---------- Supplied information ----------

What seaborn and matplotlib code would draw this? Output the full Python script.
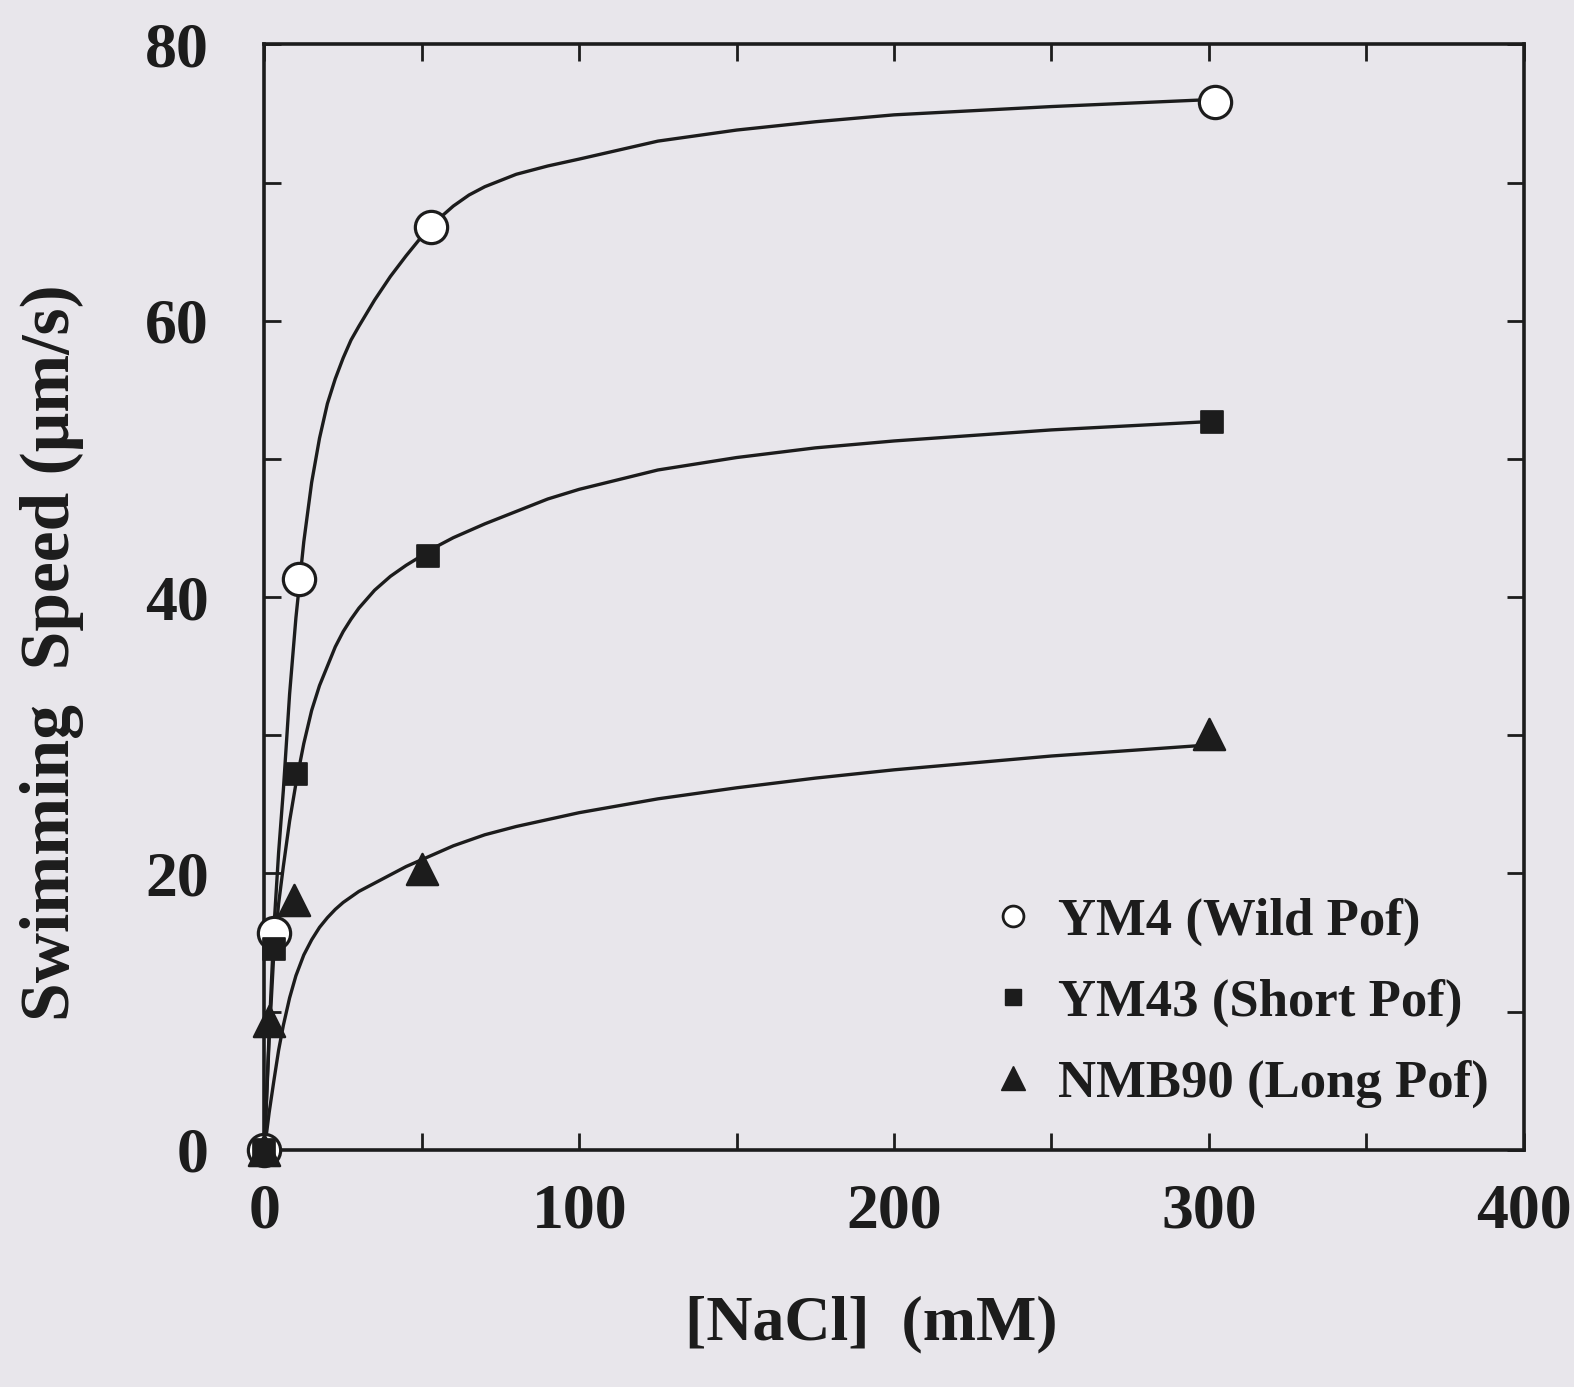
#!/usr/bin/env python3
"""Swimming speed vs NaCl concentration for three Pof strains."""

import matplotlib
matplotlib.use("Agg")
import matplotlib.pyplot as plt
from matplotlib.lines import Line2D
from matplotlib.ticker import MultipleLocator
import pandas as pd
import seaborn as sns

# measured points
ym4_x = [0, 3, 11, 53, 302]
ym4_y = [0, 15.7, 41.3, 66.8, 75.8]
ym43_x = [0, 3, 10, 52, 301]
ym43_y = [0, 14.5, 27.2, 43.0, 52.7]
nmb90_x = [0, 1.5, 9.5, 50, 300]
nmb90_y = [0, 9.3, 18.1, 20.3, 30.1]

# fitted curves
fit_x = [0, 1.5, 3, 4.5, 6, 8, 10, 12.5, 15, 17.5, 20, 22.5, 25, 27.5, 30, 35, 40,
         45, 50, 55, 60, 65, 70, 80, 90, 100, 125, 150, 175, 200, 250, 300]
ym4_fit = [0, 8.5, 16, 21.5, 26, 33, 38.5, 44, 48.3, 51.5, 54, 55.8, 57.3, 58.6,
           59.6, 61.5, 63.2, 64.7, 66.1, 67.3, 68.3, 69.1, 69.7, 70.6, 71.2, 71.7,
           73.0, 73.8, 74.4, 74.9, 75.5, 76.0]
ym43_fit = [0, 8, 14.3, 17.8, 20.5, 23.8, 26.5, 29.4, 31.8, 33.6, 35, 36.4, 37.5,
            38.4, 39.2, 40.5, 41.5, 42.3, 43.0, 43.7, 44.3, 44.8, 45.3, 46.2, 47.1,
            47.8, 49.2, 50.1, 50.8, 51.3, 52.1, 52.7]
nmb90_fit = [0, 2.7, 5, 7.2, 9, 11, 12.6, 14.1, 15.2, 16.1, 16.8, 17.4, 17.9, 18.3,
             18.7, 19.3, 19.9, 20.5, 21.0, 21.5, 22.0, 22.4, 22.8, 23.4, 23.9, 24.4,
             25.4, 26.2, 26.9, 27.5, 28.5, 29.3]

strains = ["YM4 (Wild Pof)", "YM43 (Short Pof)", "NMB90 (Long Pof)"]

bg = "#e8e6eb"
ink = "#1c1c1c"

sns.set_style("ticks")
plt.rcParams["font.family"] = ["Liberation Serif", "DejaVu Serif"]
plt.rcParams["font.weight"] = "bold"

fig = plt.figure(figsize=(15.74, 13.87), dpi=100, facecolor=bg)
ax = fig.add_axes([0.168, 0.171, 0.800, 0.797])
ax.set_facecolor(bg)

for fit in [ym4_fit, ym43_fit, nmb90_fit]:
    df = pd.DataFrame({"x": fit_x, "y": fit})
    sns.lineplot(data=df, x="x", y="y", color=ink, linewidth=2.4, ax=ax,
                 clip_on=False)

pts = [(ym4_x, ym4_y), (ym43_x, ym43_y), (nmb90_x, nmb90_y)]
styles = [dict(marker="o", s=540, facecolor="white", edgecolor=ink, linewidth=2.3),
          dict(marker="s", s=240, color=ink, edgecolor=ink),
          dict(marker="^", s=500, color=ink, edgecolor=ink)]
for (xs, ys), st in zip(pts, styles):
    df = pd.DataFrame({"x": xs, "y": ys})
    sns.scatterplot(data=df, x="x", y="y", ax=ax, zorder=5, clip_on=False, **st)

ax.set_xlim(0, 400)
ax.set_ylim(0, 80)
ax.xaxis.set_major_locator(MultipleLocator(100))
ax.xaxis.set_minor_locator(MultipleLocator(50))
ax.yaxis.set_major_locator(MultipleLocator(20))
ax.yaxis.set_minor_locator(MultipleLocator(10))
ax.tick_params(which="both", direction="in", top=True, right=True,
               length=12, width=2, color=ink)
ax.tick_params(axis="x", labelsize=46, pad=24, colors=ink)
ax.tick_params(axis="y", labelsize=46, pad=40, colors=ink)
for lab in ax.get_xticklabels() + ax.get_yticklabels():
    lab.set_fontweight("bold")
for sp in ax.spines.values():
    sp.set_linewidth(2.6)
    sp.set_color(ink)

ax.set_xlabel("[NaCl]  (mM)", fontsize=46, fontweight="bold", color=ink)
ax.set_ylabel("Swimming  Speed (μm/s)", fontsize=50, fontweight="bold", color=ink)
ax.xaxis.set_label_coords(0.482, -0.132)
ax.yaxis.set_label_coords(-0.143, 0.45)

handles = [Line2D([], [], linestyle="none", marker="o", markersize=15,
                  markerfacecolor="white", markeredgecolor=ink, markeredgewidth=2),
           Line2D([], [], linestyle="none", marker="s", markersize=12,
                  color=ink),
           Line2D([], [], linestyle="none", marker="^", markersize=17,
                  color=ink)]
leg = ax.legend(handles, strains, loc="lower right", bbox_to_anchor=(1.01, -0.005),
                frameon=False, fontsize=38, handletextpad=0.3, labelspacing=0.62,
                handlelength=1.1)
for t in leg.get_texts():
    t.set_fontweight("bold")
    t.set_color(ink)

fig.savefig("out.png", dpi=100, facecolor=bg)
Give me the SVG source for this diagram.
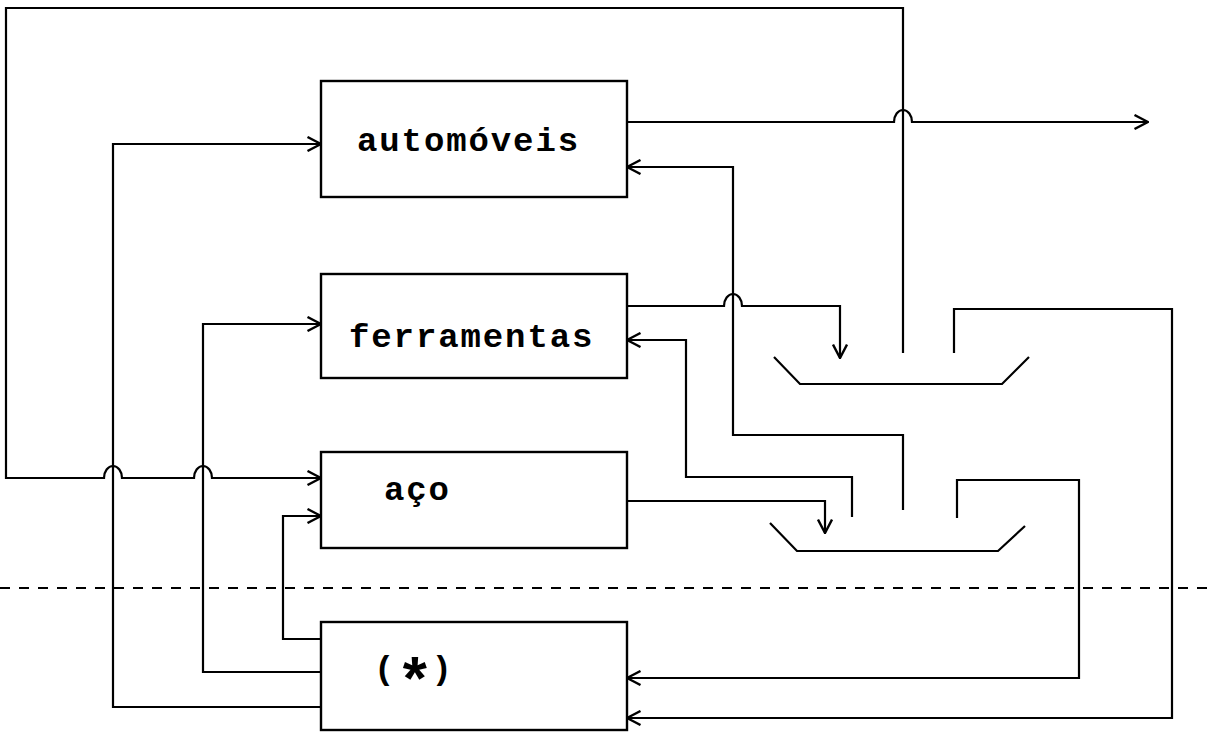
<svg xmlns="http://www.w3.org/2000/svg" width="1210" height="740" viewBox="0 0 1210 740">
<style>
.box{fill:#fff;stroke:#000;stroke-width:2.4}
.ln{fill:none;stroke:#000;stroke-width:2.2;stroke-linejoin:miter}
.arr{marker-end:url(#ah)}
.lbl{font-family:"Liberation Mono","Courier New",monospace;font-weight:bold;font-size:34px;letter-spacing:1.9px;fill:#000}
.dash{fill:none;stroke:#000;stroke-width:2;stroke-dasharray:10 9}
</style>
<defs>
<marker id="ah" viewBox="0 0 16 16" refX="15" refY="8" markerWidth="16" markerHeight="16" orient="auto" markerUnits="userSpaceOnUse">
<path d="M1.5,1 L15,8 L1.5,15" fill="none" stroke="#000" stroke-width="2.4"/>
</marker>
</defs>
<rect width="1210" height="740" fill="#fff"/>
<g id="connectors">
<path class="ln arr" d="M903,353 V8 H6 V478 H104 a9,12 0 0 1 18,0 H194 a9,12 0 0 1 18,0 H321"/>
<path class="ln arr" d="M627,122 H894 a9,12 0 0 1 18,0 H1148"/>
<path class="ln arr" d="M903,510 V435 H733 V167 H627"/>
<path class="ln arr" d="M627,306 H724 a9,12 0 0 1 18,0 H840 V358"/>
<path class="ln arr" d="M852,517 V477 H686 V340 H627"/>
<path class="ln arr" d="M627,501 H825 V533"/>
<path class="ln arr" d="M954,353 V309 H1172 V718 H627"/>
<path class="ln arr" d="M957,518 V480 H1079 V678 H627"/>
<path class="ln arr" d="M321,707 H113 V144 H321"/>
<path class="ln arr" d="M321,672 H203 V324 H321"/>
<path class="ln arr" d="M321,639 H283 V516 H321"/>
<path class="ln" d="M774,357 L800,384 H1002 L1029,357"/>
<path class="ln" d="M770,523 L797,551 H998 L1025,526"/>
<path class="dash" d="M0,588 H1210"/>
</g>
<g id="automoveis">
<rect class="box" x="321" y="81" width="306" height="116"/>
<text class="lbl" x="357" y="151">automóveis</text>
</g>
<g id="ferramentas">
<rect class="box" x="321" y="274" width="306" height="104"/>
<text class="lbl" x="349" y="347">ferramentas</text>
</g>
<g id="aco">
<rect class="box" x="321" y="452" width="306" height="96"/>
<text class="lbl" x="384" y="500">aço</text>
</g>
<g id="outro">
<rect class="box" x="321" y="622" width="306" height="108"/>
<text class="lbl" x="374" y="679">(<tspan font-size="62" dy="22" letter-spacing="-2">*</tspan><tspan dy="-22">)</tspan></text>
</g>
</svg>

----------

Stated exercise: What is the number of lines in the data that hold the string "this"? Answer with the number only.

Exercise answer: 2